As every client connect to the MQTT broker needs its own ID you have to edit the credentials.lua file in the chapter_3_pub folder and replace "ESP1" with "ESP2".

You are now ready to edit the application.lua in the chapter_3_pub folder. You can remove the mqtt_on_message function as it will not be used and replace the mqtt_on_connect function with the following code snippet:

function mqtt_on_connect(mc)
   print("MQTT connection successful")

   local status = gpio.HIGH

   function gpio_check(timer)
      local level = gpio.read(1)

      if level ~= status then
         status= level

         if level == gpio.HIGH then
            mc:publish("/led", "on", 1, 0)
         else
            mc:publish("/led", "off", 1, 0)
         end
      end
   end

   gpio.mode(1, gpio.INPUT, gpio.PULLUP)

   print("Install D1 watcher")

   local t = tmr.create()
   t:register(100, tmr.ALARM_AUTO, gpio_check)
   t:start()
end

Upload all .lua files in the chapter_3_pub folder to the second microcontroller board, connect picocom to the second board and press the reset button on the second board.

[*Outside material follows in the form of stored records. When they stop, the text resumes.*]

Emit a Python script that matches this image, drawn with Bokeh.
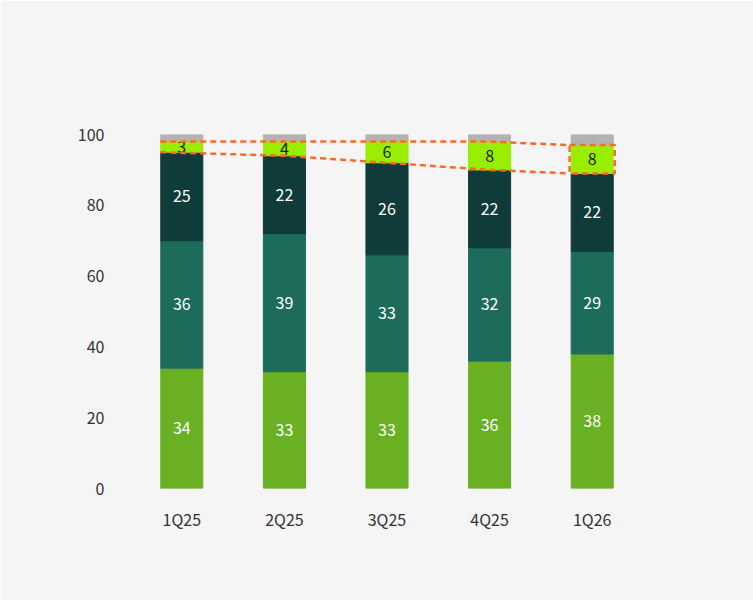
from bokeh.plotting import figure
from bokeh.models import Range1d, FixedTicker, Label, ColumnDataSource
from bokeh.embed import file_html
from bokeh.resources import INLINE
from bokeh.core.properties import value

quarters = ["1Q25", "2Q25", "3Q25", "4Q25", "1Q26"]
samsung = [34, 33, 33, 36, 38]
skhynix = [36, 39, 33, 32, 29]
micron = [25, 22, 26, 22, 22]
cxmt = [3, 4, 6, 8, 8]
other = [2, 2, 2, 2, 3]
series_names = ["삼성전자", "SK하이닉스", "마이크론", "CXMT", "기타"]
colors = ["#6ab023", "#1d6b5a", "#0f3b3a", "#99ee00", "#b3b3b3"]
text_colors = ["white", "white", "white", "#222222", None]

FONT = "Noto Sans CJK KR"
W, H = 753, 600
FL, FB = 130, 488  # frame left / bottom in page pixels
p = figure(width=W, height=H, output_backend="svg", toolbar_location=None,
           x_range=Range1d(-0.5, 4.5), y_range=Range1d(0, 100),
           min_border_left=130, min_border_right=110, min_border_top=134, min_border_bottom=112)
p.background_fill_color = "#f5f5f5"
p.border_fill_color = "#f5f5f5"
p.outline_line_color = None
p.grid.grid_line_color = None
p.xaxis.ticker = FixedTicker(ticks=list(range(5)))
p.xaxis.major_label_overrides = {i: q for i, q in enumerate(quarters)}
p.yaxis.ticker = FixedTicker(ticks=[0, 20, 40, 60, 80, 100])
for ax in (p.xaxis, p.yaxis):
    ax.axis_line_color = None
    ax.major_tick_line_color = None
    ax.minor_tick_line_color = None
    ax.major_label_text_font = FONT
    ax.major_label_text_font_size = "16px"
    ax.major_label_text_color = "#333333"
p.yaxis.major_label_standoff = 20
p.xaxis.major_label_standoff = 12

xs = list(range(5))
bottoms = [0] * 5
all_series = [samsung, skhynix, micron, cxmt, other]
for vals, col, tc in zip(all_series, colors, text_colors):
    tops = [b + v for b, v in zip(bottoms, vals)]
    src = ColumnDataSource(dict(x=xs, b=bottoms, t=tops, m=[(b + t) / 2 for b, t in zip(bottoms, tops)],
                                lab=[str(v) for v in vals]))
    p.vbar(x="x", bottom="b", top="t", width=0.41, color=col, source=src)
    if tc:
        p.text(x="x", y="m", text="lab", source=src, text_color=tc, text_align="center",
               text_baseline="middle", text_font=value(FONT), text_font_size="16px")
    bottoms = tops

cx_bot = [s + k + m for s, k, m in zip(samsung, skhynix, micron)]
cx_top = [b + c for b, c in zip(cx_bot, cxmt)]
lx = [-0.21, 1, 2, 3, 3.78]
orange = "#ff6a26"
p.line(lx, cx_top, line_color=orange, line_width=2.5, line_dash="6 4")
p.line(lx, cx_bot, line_color=orange, line_width=2.5, line_dash="6 4")
p.line([3.78, 4.22, 4.22, 3.78, 3.78], [cx_top[4], cx_top[4], cx_bot[4], cx_bot[4], cx_top[4]],
       line_color=orange, line_width=2.5, line_dash="6 4")

def lab(x, y, t, size="14px", bold=False, align="left", color="#222222"):
    p.add_layout(Label(x=x - FL, y=FB - y, x_units="screen", y_units="screen", text=t, text_font=FONT,
                       text_font_size=size, text_font_style="bold" if bold else "normal",
                       text_align=align, text_baseline="middle", text_color=color))

lab(W / 2, 50, "글로벌 DRAM 시장 내 CXMT 점유율 확대 중", size="27px", bold=True, align="center", color="#111111")
lab(83, 100, "(%)", size="15px")
leg_x = [176, 271, 391, 495, 584]
for lx0, name, col in zip(leg_x, series_names, colors):
    p.add_layout(Label(x=lx0 - FL, y=FB - 111, x_units="screen", y_units="screen", text="■", text_color=col,
                       text_font_size="13px", text_baseline="middle"))
    lab(lx0 + 14, 111, name, size="15px")
lab(24, 549, "* 자료: Counterpoint Research, NH투자증권 정리", size="14px")
lab(24, 575, "* 과거 흐름이 미래 흐름을 보장하지 않습니다.", size="14px")

open("out.html", "w").write(file_html(p, INLINE))
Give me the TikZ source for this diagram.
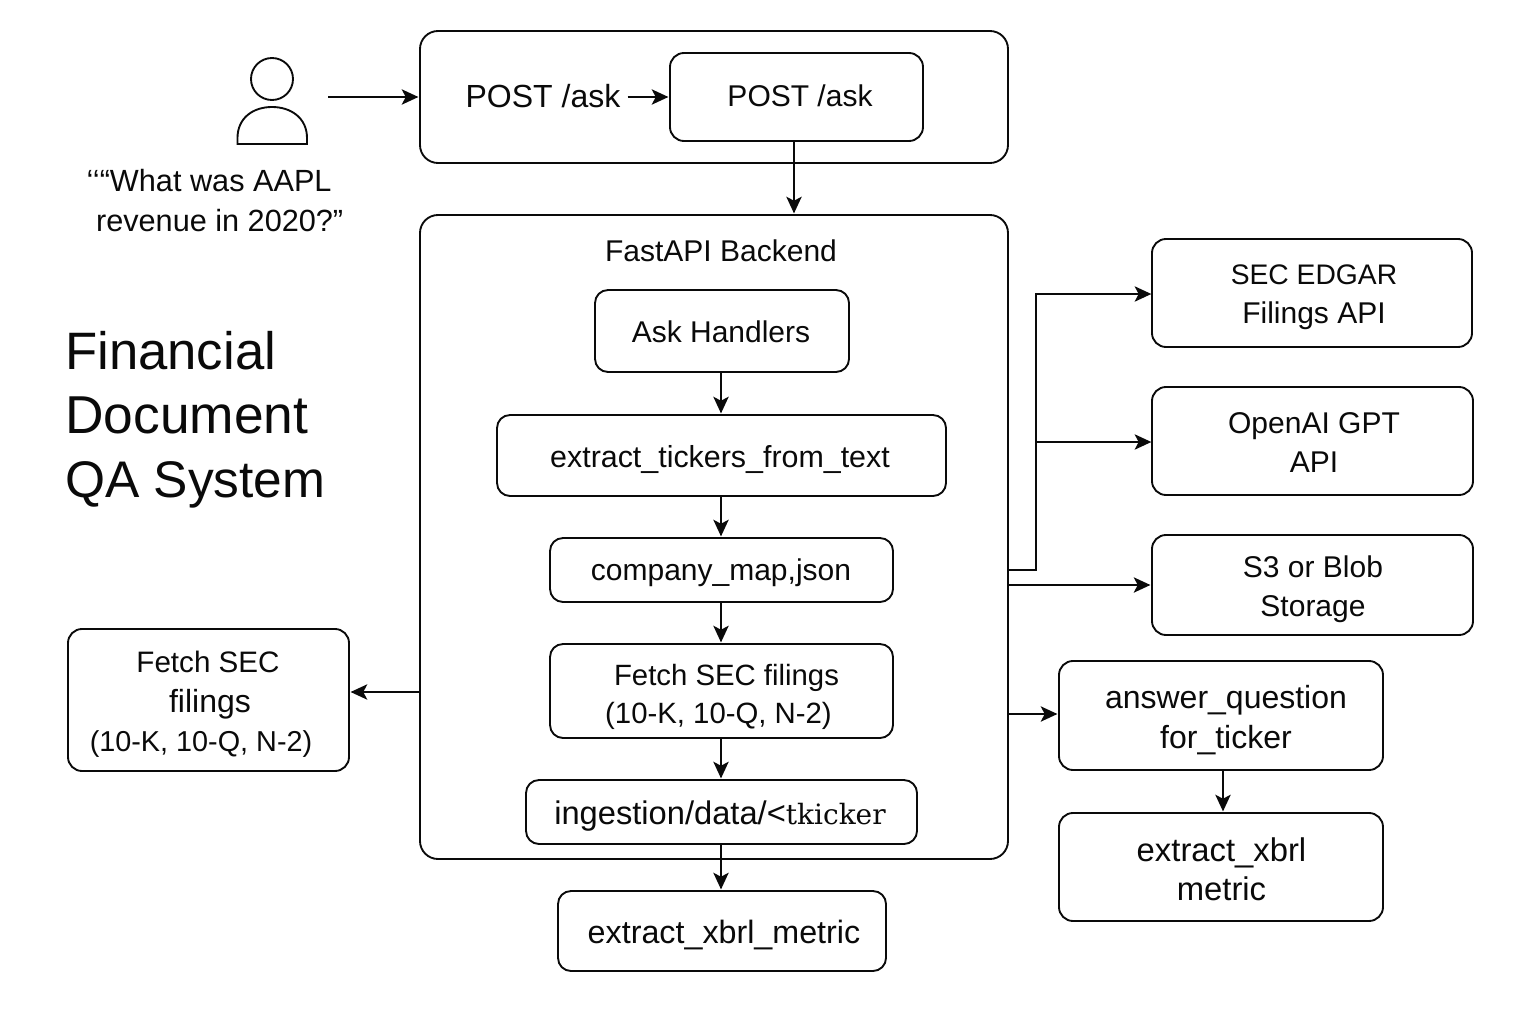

If everything went well the output should look something like this:

[user@computer ~]$ picocom -b 115200 /dev/ttyUSB1
…
init: connected to AP: nota_1
init: got IP address 192.168.94.159 via DHCP
init: startup will continue in 3s
init: handing over to application
MQTT connection successful
Install D1 watcher

Task: find out what the code does and use a piece of wire connected to GND to make the microcontroller publish messages. If everything went well you should be able to controll the LED on the first board by connecting a wire on the second board.